El modelo capitalista de posguerra entró en crisis a mediados de los 70. El fordismo terminó con la crisis del petróleo. “Con la aparición de la estanflación, el keynesianismo entró en descrédito en todo el mundo. Y en América Latina se planteó que había una crisis de la industrialización sustitutiva, que es el argumento básico que sostiene la experiencia desindustrializante de Martínez de Hoz. En el mundo se impusieron los planteos monetaristas y la política económica cambió de eje: de buscar el crecimiento, la industrialización, el empleo, pasó a focalizarse en controlar la inflación», expone el economista. En América Latina significó el ocaso de las políticas industrialistas, de las que, según Gabriel, el desarrollismo era la versión «más radical».
Tiempos de exclusión y pobreza estructural
La exclusión social empieza a manifestarse en Argentina en los 90. Los problemas de la economía y el empleo no se autorregulan, argumenta Martínez: aunque crezca la economía, hay gente que no mejora su situación. Es la pobreza estructural. «En los últimos 20 años llegamos a un pico de 50% de pobreza en 2001, el crecimiento posterior y la extensión de planes sociales y subsidios económicos —a las tarifas de energía y transporte— redujo significativamente el índice. Pero no eliminó la pobreza estructural», describe Martínez.
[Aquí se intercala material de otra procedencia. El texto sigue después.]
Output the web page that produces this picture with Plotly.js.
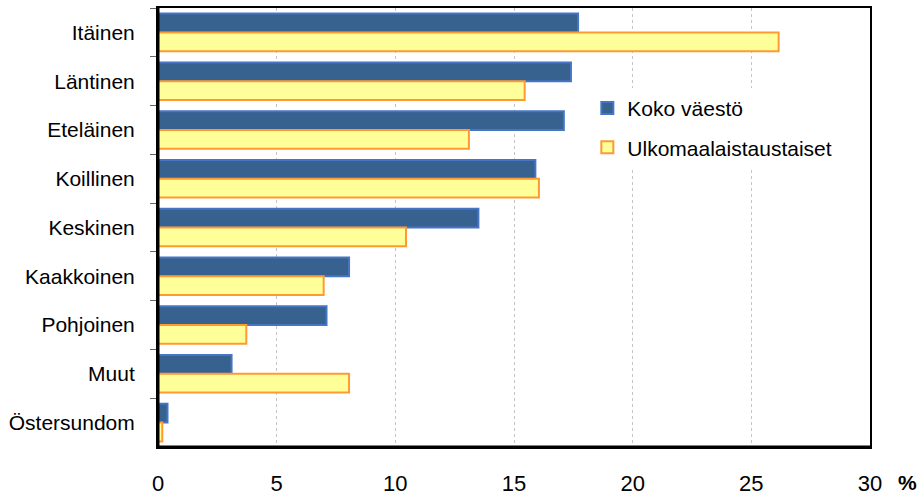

La permanencia de la pobreza estructural puede ser vista como indicativa de los límites del modelo de crecimiento durante el kirchnerismo, pero también es un fenómeno mundial. «Es una crisis civilizatoria. Son los parias de la modernidad, como los llamó Zygmunt Bauman. La modernidad a escala global genera contingentes humanos privados de medios adecuados de subsistencia más allá del devenir de las economías nacionales. Antes podíamos pensar que con un ciclo económico positivo todos los problemas sociales se resolvían solos. Esa es una creencia que perdura porque está asociada a un sentido común forjado en los años de prosperidad, en los 30 gloriosos, pero hoy ya no es así”, concluye. Comprender que la pobreza es estructural y generada por la lógica de los modos de producción capital intensivos, sostiene Gabriel, es el primer paso para cambiar el punto de vista que responsabiliza a las víctimas del desempleo y la exclusión de su situación.
El economista critica la doble vara de ciertos sectores sociales sobre la asignación de los recursos públicos. «Se cuestionan las transferencias de ingresos a las familias más pobres, por la lógica bíblica de ganarás el pan con el sudor de tu frente. Pero ese dilema moral desaparece cuando se trata de transferencia estatales dirigidas a los grupos concentrados o familias de estratos más altos (como créditos subsidiados, exenciones impositivas o tarifas subsidiadas). Como dice John Kenneth Galbraith, asesor de Kennedy y Roosevelt, en La cultura de la satisfacción: «Los relativamente más opulentos pueden soportar los efectos morales adversos de los subsidios y ayudas del gobierno, pero los pobres no»”, subraya irónico Martínez.